CHARLOTTE, N.C. -- In its final offer to 27,000 unionized workers,
boosted earlier pay offers but didn't back down on its desire for the flexibility to increase outsourcing.
"We believe this is the best contract offer in America this year," Doug Kight, Boeing's lead labor negotiator, told reporters Thursday, hours after the company made its final offer to negotiators for the International Association of Machinists. "We believe it will probably be the best contract offer in America next year and maybe the year after."
The offer enables employees "to share in the success ... have helped to create, but also is good for our business," he said.
Now Boeing will begin trying to sell the offer to union members, a multimedia effort that will include radio commercials by Scott Carson, CEO of Boeing Commercial Airplanes. However, although Kight praised the IAM negotiators, he made it clear the company has nothing more to negotiate in the days before a scheduled Sept. 3 vote.
If they reject the contract, workers could strike as early as Sept. 4 , but only if two-thirds of those voting also vote to go on strike.
Boeing offered a pay increase of 11% over three years, up from the offer of 9% it made on Tuesday, as well as several tempting sweeteners. They include a signing bonus of $2,500 if the contract is approved in the scheduled Sept. 3 vote, as well as an additional lump-sum payment of $2,500 -- or 6% of annual pay, whichever is more.
Additionally, cost-of-living adjustments are projected to add 3% to workers' salaries, incentive pay would begin in the contract's third year, and pension payments would rise to $80 monthly for each year of service, up from $70.
On average, the offer will provide employees with $34,000 in additional pay over three years, Kight said.
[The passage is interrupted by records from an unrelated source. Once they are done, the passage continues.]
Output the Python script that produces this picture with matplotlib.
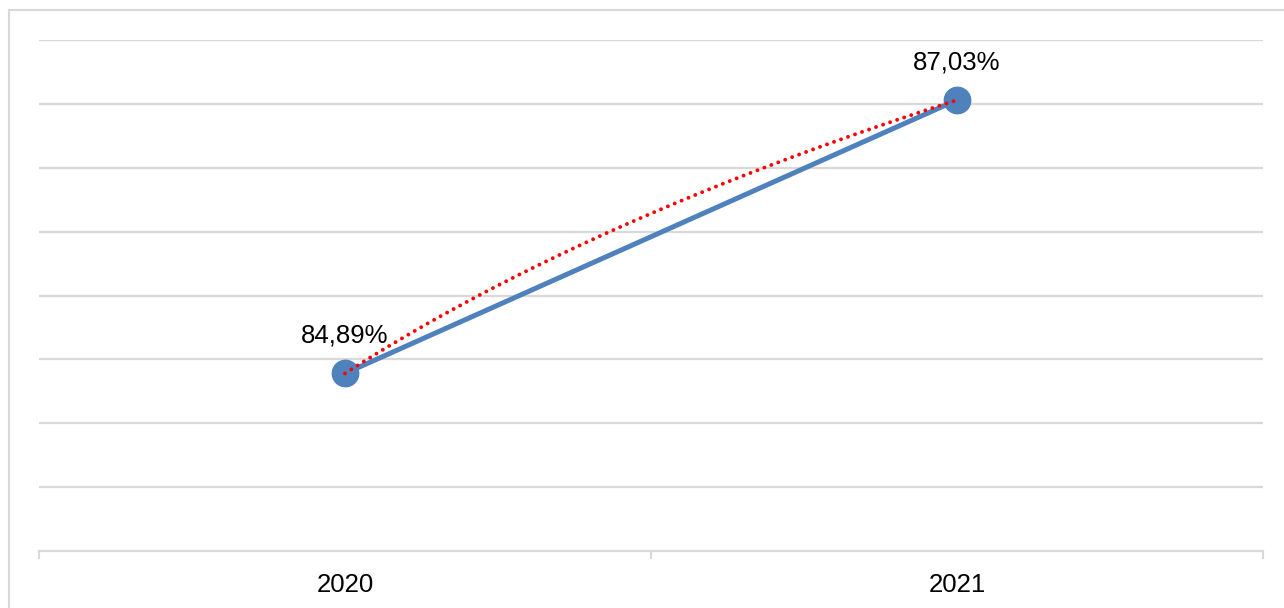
import numpy as np
import matplotlib
matplotlib.use("Agg")
import matplotlib.pyplot as plt
from matplotlib.patches import Rectangle

categories = ["2020", "2021"]
values = [84.89, 87.03]
labels = ["84,89%", "87,03%"]

plt.rcParams['font.family'] = ['Liberation Sans', 'DejaVu Sans']

W, H = 1284, 608
fig = plt.figure(figsize=(W/100, H/100), dpi=100)
ax = fig.add_axes([39/W, (H-551)/H, 1224/W, 511/H])

grid_c = '#d9d9d9'
fig.patches.append(Rectangle((9/W, -0.2), 2, (1-10/H)+0.2, transform=fig.transFigure,
                             fill=False, edgecolor=grid_c, lw=1.5, zorder=0))

x = np.arange(len(categories))
ax.set_xlim(-0.5, len(categories)-0.5)
ax.set_ylim(83.5, 87.5)
ax.set_yticks(np.arange(84.0, 87.51, 0.5))
ax.yaxis.grid(True, color=grid_c, lw=1.6)
ax.set_axisbelow(True)
ax.tick_params(axis='y', length=0, labelleft=False)
for s in ['left', 'right', 'top']:
    ax.spines[s].set_visible(False)
ax.spines['bottom'].set_color(grid_c)
ax.spines['bottom'].set_linewidth(1.6)

ax.set_xticks(np.arange(-0.5, len(categories), 1.0))
ax.set_xticklabels([])
ax.tick_params(axis='x', which='major', length=6, width=1.5, color=grid_c, direction='out')
ax.set_xticks(x, minor=True)
ax.set_xticklabels(categories, minor=True, fontsize=18.5)
ax.tick_params(axis='x', which='minor', length=0, pad=16)

ax.plot(x, values, color='#4F81BD', lw=3.6, marker='o', markersize=19, zorder=3, clip_on=False)

# logarithmic trendline
xx = x + 1
coef = np.polyfit(np.log(xx), values, 1)
xt = np.linspace(1, 2, 200)
yt = np.polyval(coef, np.log(xt))
ax.plot(xt - 1, yt, color='#FF0000', lw=2.8, linestyle=(0, (0.01, 1.9)),
        dash_capstyle='round', zorder=4, clip_on=False)

for xi, v, lab in zip(x, values, labels):
    ax.annotate(lab, (xi, v), xytext=(0, 27), textcoords='offset points',
                ha='center', va='center', fontsize=18.5, color='#000000')

fig.savefig("out.png", dpi=100)
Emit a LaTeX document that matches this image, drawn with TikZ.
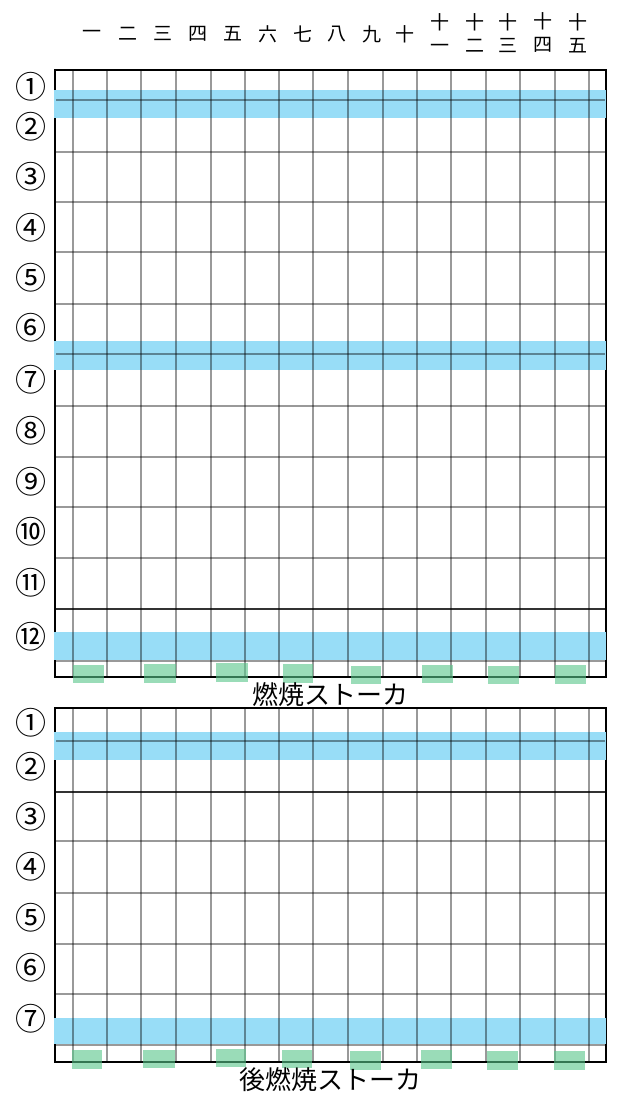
\documentclass[tikz,border=0pt]{standalone}
\usepackage{fontspec}
\newfontfamily\cjk{Noto Sans CJK JP}
\definecolor{bandblue}{RGB}{152,221,247}
\definecolor{grategreen}{RGB}{88,198,138}
\begin{document}
\begin{tikzpicture}[x=1pt,y=-1pt,
  gridline/.style={line width=2pt, black, opacity=0.4},
  heavyline/.style={line width=2pt, black, opacity=0.8},
  frame/.style={line width=2.2pt, black},
  band/.style={fill=bandblue, draw=none},
  grate/.style={fill=grategreen, fill opacity=0.6, draw=none},
  rowlab/.style={font=\cjk\fontsize{31}{31}\selectfont, inner sep=0pt},
  collab/.style={font=\cjk\fontsize{19}{23}\selectfont, inner sep=0pt, align=center},
  caption/.style={font=\cjk\fontsize{26}{26}\selectfont, inner sep=0pt}]
\useasboundingbox[fill=white] (0,0) rectangle (619,1103);

% ---- frames
\draw[frame] (55,70) rectangle (606,677);
\draw[frame] (55,708) rectangle (606,1062);

% ---- blue bands
\fill[band] (54,90) rectangle (606,118);
\fill[band] (54,341) rectangle (606,370);
\fill[band] (54,632) rectangle (606,660);
\fill[band] (54,732) rectangle (606,760);
\fill[band] (54,1018) rectangle (606,1044);

% ---- vertical grid lines
\foreach \x in {73,107,141,176,211,245,279,313,348,383,417,451,486,520,555,589}{
  \draw[gridline] (\x,71) -- (\x,676);
  \draw[gridline] (\x,709) -- (\x,1061);
}
% ---- horizontal grid lines
\foreach \y in {100,152,202,252,304,354,406,457,507,558,661}{
  \draw[gridline] (56,\y) -- (605,\y);
}
\draw[heavyline] (56,609) -- (605,609);
\foreach \y in {741,841,893,944,994,1045}{
  \draw[gridline] (56,\y) -- (605,\y);
}
\draw[heavyline] (56,792) -- (605,792);

% ---- green grate blocks
\foreach \a/\b/\c/\d in {73/104/665/683,144/176/664/683,216/248/663/682,283/313/664/683,351/381/666/684,422/453/665/683,488/519/666/684,555/586/665/684}{
  \fill[grate] (\a,\c) rectangle (\b,\d);
}
\foreach \a/\b/\c/\d in {72/102/1050/1069,143/175/1050/1068,216/246/1049/1067,282/312/1050/1068,350/381/1051/1070,421/452/1050/1069,487/518/1051/1070,554/585/1051/1070}{
  \fill[grate] (\a,\c) rectangle (\b,\d);
}

% ---- column labels
\node[collab] (c1) at (92,34) {一};
\node[collab] (c2) at (128,34) {二};
\node[collab] (c3) at (163,34) {三};
\node[collab] (c4) at (198,34) {四};
\node[collab] (c5) at (233,34) {五};
\node[collab] (c6) at (268,34) {六};
\node[collab] (c7) at (303,34) {七};
\node[collab] (c8) at (337,34) {八};
\node[collab] (c9) at (372,34) {九};
\node[collab] (c10) at (405,34) {十};
\node[collab] (c11) at (440,33) {十\\一};
\node[collab] (c12) at (475,33) {十\\二};
\node[collab] (c13) at (508,33) {十\\三};
\node[collab] (c14) at (543,33) {十\\四};
\node[collab] (c15) at (578,33) {十\\五};

% ---- row labels, upper stoker
\node[rowlab] (a1) at (31,87) {①};
\node[rowlab] (a2) at (31,127) {②};
\node[rowlab] (a3) at (31,177) {③};
\node[rowlab] (a4) at (31,228) {④};
\node[rowlab] (a5) at (31,278) {⑤};
\node[rowlab] (a6) at (31,328) {⑥};
\node[rowlab] (a7) at (31,380) {⑦};
\node[rowlab] (a8) at (31,431) {⑧};
\node[rowlab] (a9) at (31,482) {⑨};
\node[rowlab] (a10) at (31,532) {⑩};
\node[rowlab] (a11) at (31,583) {⑪};
\node[rowlab] (a12) at (31,637) {⑫};

% ---- row labels, lower stoker
\node[rowlab] (b1) at (31,723) {①};
\node[rowlab] (b2) at (31,767) {②};
\node[rowlab] (b3) at (31,817) {③};
\node[rowlab] (b4) at (31,867) {④};
\node[rowlab] (b5) at (31,918) {⑤};
\node[rowlab] (b6) at (31,968) {⑥};
\node[rowlab] (b7) at (31,1019) {⑦};

% ---- captions
\node[caption] (cap1) at (330,695) {燃焼ストーカ};
\node[caption] (cap2) at (330,1080) {後燃焼ストーカ};
\end{tikzpicture}
\end{document}
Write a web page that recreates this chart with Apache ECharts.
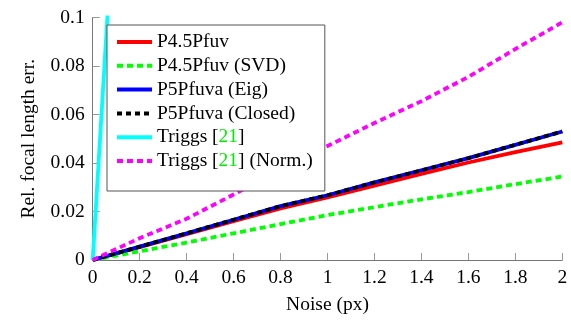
<!DOCTYPE html>
<html>
<head>
<meta charset="utf-8">
<script src="https://cdn.jsdelivr.net/npm/echarts@6/dist/echarts.min.js"></script>
<style>
html,body{margin:0;padding:0;background:#fff;}
#c{width:571px;height:320px;}
</style>
</head>
<body>
<div id="c"></div>
<script>
var noise = [0, 0.2, 0.4, 0.6, 0.8, 1.0, 1.2, 1.4, 1.6, 1.8, 2.0];
var p45 = [0, 0.0053, 0.0107, 0.016, 0.0213, 0.0258, 0.0307, 0.0355, 0.0402, 0.0445, 0.0485];
var p45svd = [0, 0.0036, 0.0072, 0.011, 0.0148, 0.0185, 0.0218, 0.025, 0.028, 0.0313, 0.0344];
var p5eig = [0, 0.0055, 0.011, 0.0166, 0.0222, 0.0267, 0.032, 0.037, 0.042, 0.0475, 0.053];
var p5closed = [0, 0.0055, 0.011, 0.0166, 0.0222, 0.0267, 0.032, 0.037, 0.042, 0.0475, 0.053];
var triggs = [0, 0.32, null, null, null, null, null, null, null, null, null];
var triggsNorm = [0, 0.009, 0.017, 0.027, 0.037, 0.047, 0.0565, 0.0655, 0.0755, 0.087, 0.098];
var xTicks = [0, 0.2, 0.4, 0.6, 0.8, 1, 1.2, 1.4, 1.6, 1.8, 2];
var yTicks = [0, 0.02, 0.04, 0.06, 0.08, 0.1];
var names = ['P4.5Pfuv', 'P4.5Pfuv (SVD)', 'P5Pfuva (Eig)', 'P5Pfuva (Closed)', 'Triggs [21]', 'Triggs [21] (Norm.)'];

function pairs(arr) {
  var out = [];
  for (var i = 0; i < noise.length; i++) out.push([noise[i], arr[i]]);
  return out;
}
var FONT = '"Liberation Serif", "DejaVu Serif", serif';
var FS = 19.5;
function mk(name, data, color, type, w) {
  return {
    name: name, type: 'line', data: pairs(data), showSymbol: false, symbol: 'none',
    connectNulls: false, clip: true, animation: false,
    lineStyle: { color: color, width: w || 3.8, type: type, cap: 'butt' },
    itemStyle: { color: color }
  };
}
var chart = echarts.init(document.getElementById('c'), null, { renderer: 'canvas' });
chart.setOption({
  animation: false,
  backgroundColor: '#fff',
  grid: { left: 92.7, right: 8.7, top: 17.5, bottom: 56.7, containLabel: false },
  xAxis: {
    type: 'value', min: 0, max: 2, interval: 0.2,
    name: 'Noise (px)', nameLocation: 'middle', nameGap: 35,
    nameTextStyle: { fontFamily: FONT, fontSize: FS, color: '#000' },
    axisLine: { show: true, lineStyle: { color: '#777', width: 1 } },
    axisTick: { show: true, inside: true, length: 7, lineStyle: { color: '#999', width: 1 } },
    axisLabel: { fontFamily: FONT, fontSize: FS, color: '#000', margin: 8,
      formatter: function (v) { return String(Math.round(v * 10) / 10); } },
    splitLine: { show: false }
  },
  yAxis: {
    type: 'value', min: 0, max: 0.1, interval: 0.02,
    name: 'Rel. focal length err.', nameLocation: 'middle', nameGap: 54,
    nameTextStyle: { fontFamily: FONT, fontSize: FS, color: '#000' },
    axisLine: { show: true, lineStyle: { color: '#777', width: 1 } },
    axisTick: { show: true, inside: true, length: 7, lineStyle: { color: '#999', width: 1 } },
    axisLabel: { fontFamily: FONT, fontSize: FS, color: '#000', margin: 8,
      formatter: function (v) { return String(Math.round(v * 100) / 100); } },
    splitLine: { show: false }
  },
  legend: {
    orient: 'vertical', left: 107, top: 25,
    data: names,
    itemWidth: 35, itemHeight: 14, itemGap: 3.8,
    padding: [7, 12, 20, 8],
    borderColor: '#555', borderWidth: 1, backgroundColor: '#fff',
    itemStyle: { color: 'rgba(0,0,0,0)', borderWidth: 0, opacity: 0 },
    lineStyle: { width: 4 },
    textStyle: { fontFamily: FONT, fontSize: FS, color: '#000', lineHeight: 20,
      rich: {
        a: { fontFamily: FONT, fontSize: FS, color: '#000' },
        g: { fontFamily: FONT, fontSize: FS, color: '#00ee00' }
      } },
    formatter: function (n) {
      if (n.indexOf('[21]') >= 0) {
        var parts = n.split('21');
        return '{a|' + parts[0] + '}{g|21}{a|' + parts[1] + '}';
      }
      return n;
    }
  },
  series: [
    mk(names[0], p45, '#ff0000', 'solid'),
    mk(names[1], p45svd, '#00ff00', [6, 4]),
    mk(names[2], p5eig, '#0000ff', 'solid'),
    mk(names[3], p5closed, '#000000', [5, 4]),
    mk(names[4], triggs, '#00ffff', 'solid'),
    mk(names[5], triggsNorm, '#ff00ff', [6, 4])
  ]
});
</script>
</body>
</html>
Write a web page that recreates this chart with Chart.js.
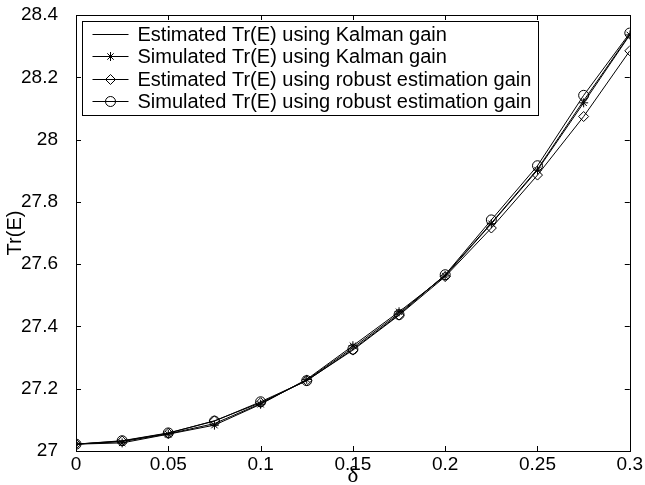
<!DOCTYPE html>
<html>
<head>
<meta charset="utf-8">
<script src="https://cdn.jsdelivr.net/npm/chart.js@4.4.0/dist/chart.umd.min.js"></script>
<style>
html, body { margin: 0; padding: 0; background: #fff; }
#wrap { width: 645px; height: 485px; }
</style>
</head>
<body>
<div id="wrap"><canvas id="trChart" width="645" height="485"></canvas></div>
<script>
// values
const deltas = [0, 0.025, 0.05, 0.075, 0.1, 0.125, 0.15, 0.175, 0.2, 0.225, 0.25, 0.275, 0.3];
const estKalman = [27.022, 27.030, 27.055, 27.088, 27.152, 27.228, 27.332, 27.442, 27.565, 27.732, 27.905, 28.125, 28.338];
const simKalman = [27.022, 27.026, 27.054, 27.083, 27.150, 27.230, 27.338, 27.447, 27.562, 27.730, 27.902, 28.118, 28.336];
const estRobust = [27.022, 27.032, 27.057, 27.097, 27.155, 27.226, 27.324, 27.436, 27.560, 27.716, 27.886, 28.074, 28.285];
const simRobust = [27.022, 27.033, 27.058, 27.096, 27.158, 27.226, 27.327, 27.438, 27.566, 27.742, 27.916, 28.142, 28.342];
const seriesNames = [
    'Estimated Tr(E) using Kalman gain',
    'Simulated Tr(E) using Kalman gain',
    'Estimated Tr(E) using robust estimation gain',
    'Simulated Tr(E) using robust estimation gain'
];
const xTicks = [0, 0.05, 0.1, 0.15, 0.2, 0.25, 0.3];
const yTicks = [27, 27.2, 27.4, 27.6, 27.8, 28, 28.2, 28.4];

const sansFont = '"Liberation Sans", Arial, sans-serif';

function toPoints(vals) {
    return deltas.map((d, i) => ({ x: d, y: vals[i] }));
}

function makeSet(label, vals, style, radius) {
    return {
        label: label,
        data: toPoints(vals),
        borderColor: '#000',
        borderWidth: 1,
        pointStyle: style,
        pointRadius: radius,
        pointBorderColor: '#000',
        pointBorderWidth: 1,
        pointBackgroundColor: 'rgba(0,0,0,0)',
        tension: 0,
        fill: false
    };
}

// inward tick marks on all four sides plus the closing box
const boxTicks = {
    id: 'boxTicks',
    afterDatasetsDraw(chart) {
        const { ctx, chartArea: a, scales } = chart;
        const len = 5;
        ctx.save();
        ctx.strokeStyle = '#000';
        ctx.lineWidth = 1;
        ctx.beginPath();
        xTicks.forEach(v => {
            const px = Math.round(scales.x.getPixelForValue(v)) + 0.5;
            ctx.moveTo(px, a.bottom); ctx.lineTo(px, a.bottom - len);
            ctx.moveTo(px, a.top); ctx.lineTo(px, a.top + len);
        });
        yTicks.forEach(v => {
            const py = Math.round(scales.y.getPixelForValue(v)) + 0.5;
            ctx.moveTo(a.left, py); ctx.lineTo(a.left + len, py);
            ctx.moveTo(a.right, py); ctx.lineTo(a.right - len, py);
        });
        ctx.stroke();
        ctx.strokeRect(Math.round(a.left) + 0.5, Math.round(a.top) + 0.5,
            Math.round(a.right - a.left), Math.round(a.bottom - a.top));
        ctx.restore();
    }
};

// legend box inside the top-left corner of the plot
const insideLegend = {
    id: 'insideLegend',
    afterDraw(chart) {
        const { ctx, chartArea } = chart;
        const sets = chart.data.datasets;
        ctx.save();
        ctx.font = '20px ' + sansFont;
        const rowH = 22.5;
        const sampleW = 36;
        const left = Math.round(chartArea.left + 6) + 0.5;
        const top = Math.round(chartArea.top + 6) + 0.5;
        const textW = Math.max(...sets.map(d => ctx.measureText(d.label).width));
        const w = Math.round(10 + sampleW + 9 + textW + 7);
        const h = 94;
        ctx.fillStyle = '#fff';
        ctx.fillRect(left, top, w, h);
        ctx.strokeStyle = '#000';
        ctx.lineWidth = 1;
        ctx.strokeRect(left, top, w, h);
        sets.forEach((d, i) => {
            const cy = Math.round(top + 12 + i * rowH) + 0.5;
            const x0 = left + 10;
            ctx.beginPath();
            ctx.moveTo(x0, cy);
            ctx.lineTo(x0 + sampleW, cy);
            ctx.stroke();
            if (d.pointRadius > 0) {
                ctx.fillStyle = 'rgba(0,0,0,0)';
                Chart.helpers.drawPoint(ctx, {
                    pointStyle: d.pointStyle,
                    radius: d.pointRadius,
                    rotation: 0,
                    borderWidth: 1
                }, x0 + sampleW / 2, cy);
            }
            ctx.fillStyle = '#000';
            ctx.textBaseline = 'middle';
            ctx.textAlign = 'left';
            ctx.fillText(d.label, x0 + sampleW + 9, cy + 1);
        });
        ctx.restore();
    }
};

const trCtx = document.getElementById('trChart').getContext('2d');
const trChart = new Chart(trCtx, {
    type: 'line',
    data: {
        datasets: [
            makeSet(seriesNames[0], estKalman, 'circle', 0),
            makeSet(seriesNames[1], simKalman, 'star', 4.5),
            makeSet(seriesNames[2], estRobust, 'rectRot', 5),
            makeSet(seriesNames[3], simRobust, 'circle', 5)
        ]
    },
    options: {
        responsive: false,
        animation: false,
        devicePixelRatio: 1,
        layout: {
            padding: { left: 0, right: 15, top: 15, bottom: 0 }
        },
        plugins: {
            legend: { display: false },
            tooltip: { enabled: false }
        },
        scales: {
            x: {
                type: 'linear',
                min: 0,
                max: 0.3,
                afterBuildTicks: s => { s.ticks = xTicks.map(v => ({ value: v })); },
                afterFit: s => { s.height = 34; },
                ticks: {
                    callback: v => String(v),
                    color: '#000',
                    font: { family: sansFont, size: 19 },
                    padding: 2,
                    maxRotation: 0,
                    autoSkip: false
                },
                grid: { display: false, drawTicks: false },
                border: { display: true, color: '#000', width: 1 },
                title: {
                    display: true,
                    text: 'δ',
                    color: '#000',
                    font: { family: '"Liberation Serif", "DejaVu Serif", serif', size: 23 },
                    padding: { top: 0, bottom: -5 }
                }
            },
            y: {
                type: 'linear',
                min: 27,
                max: 28.4,
                afterBuildTicks: s => { s.ticks = yTicks.map(v => ({ value: v })); },
                afterFit: s => { s.width = 76; },
                ticks: {
                    callback: v => String(v),
                    color: '#000',
                    font: { family: sansFont, size: 19 },
                    padding: 1,
                    autoSkip: false
                },
                // invisible tick marks only push the labels away from the axis
                grid: {
                    display: true,
                    drawOnChartArea: false,
                    drawTicks: true,
                    tickLength: 17,
                    color: 'rgba(0,0,0,0)',
                    tickColor: 'rgba(0,0,0,0)'
                },
                border: { display: true, color: '#000', width: 1 },
                title: {
                    display: true,
                    text: 'Tr(E)',
                    color: '#000',
                    font: { family: sansFont, size: 20 },
                    padding: { top: 3, bottom: 0 }
                }
            }
        }
    },
    plugins: [boxTicks, insideLegend]
});
</script>
</body>
</html>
On Thursday, Boeing also withdrew a proposal to eliminate retiree health care benefits for future hires who retire before age 65, and it withdrew a proposed contract change regarding facilities management subcontracting.
But the company did not make major alterations in contract language that allows it to continue to increase outsourcing as needed. "We had good discussions about that language," Kight said. "That was deemed satisfactory to us, the current language. With some process improvements made at (the union's) request, we've made proposals that don't change that."
So far, IAM leaders have not commented publicly on the offer, except to say that it is 300 pages long and they are "reviewing it line by line to see all changes and how they impact our members."
The company's plan to cease negotiating six days before the contract vote is an unusual one, since contract negotiations often result in last-minute settlements, as a ticking clock tends to bring out the compromise in people. Still, Kight rejected a reporter's suggestion that the company is "going around the union" saying "We have responded in very significant and substantial ways to what they have proposed to us."
In conversations with executives, employees have asked for time to consider a final offer, he said, noting: "As leaders it is not only our right, but also our obligation, to talk to our employees."
In an interview on Wednesday, Mark Blondin, lead negotiator for the IAM, has said the tactic of ending negotiations reflects a corporate arrogance. "Our union believes in the bargaining process, where two parties sit at the table and hammer things out," he said.
While the 11% increase is more than the earlier 9% offer, it is less than the 13% the IAM had sought.
Outsourcing remains a sticking point. Blondin said on Wednesday that the IAM would be willing to allow existing outsourcing to remain in place, but wants the right to retain the jobs it currently has. "We have said we don't want changes, but we want to be involved in the process of keeping work in-house for the people in this community," he said.
Three years ago, when the IAM struck the aircraft maker for four weeks, outsourcing was a key issue. According to aviation consultant Scott Hamilton, a month-long strike would force Boeing to defer revenue of about $3 billion, and to further delay delivery of its 787 aircraft. The plane is already more than a year behind the original schedule.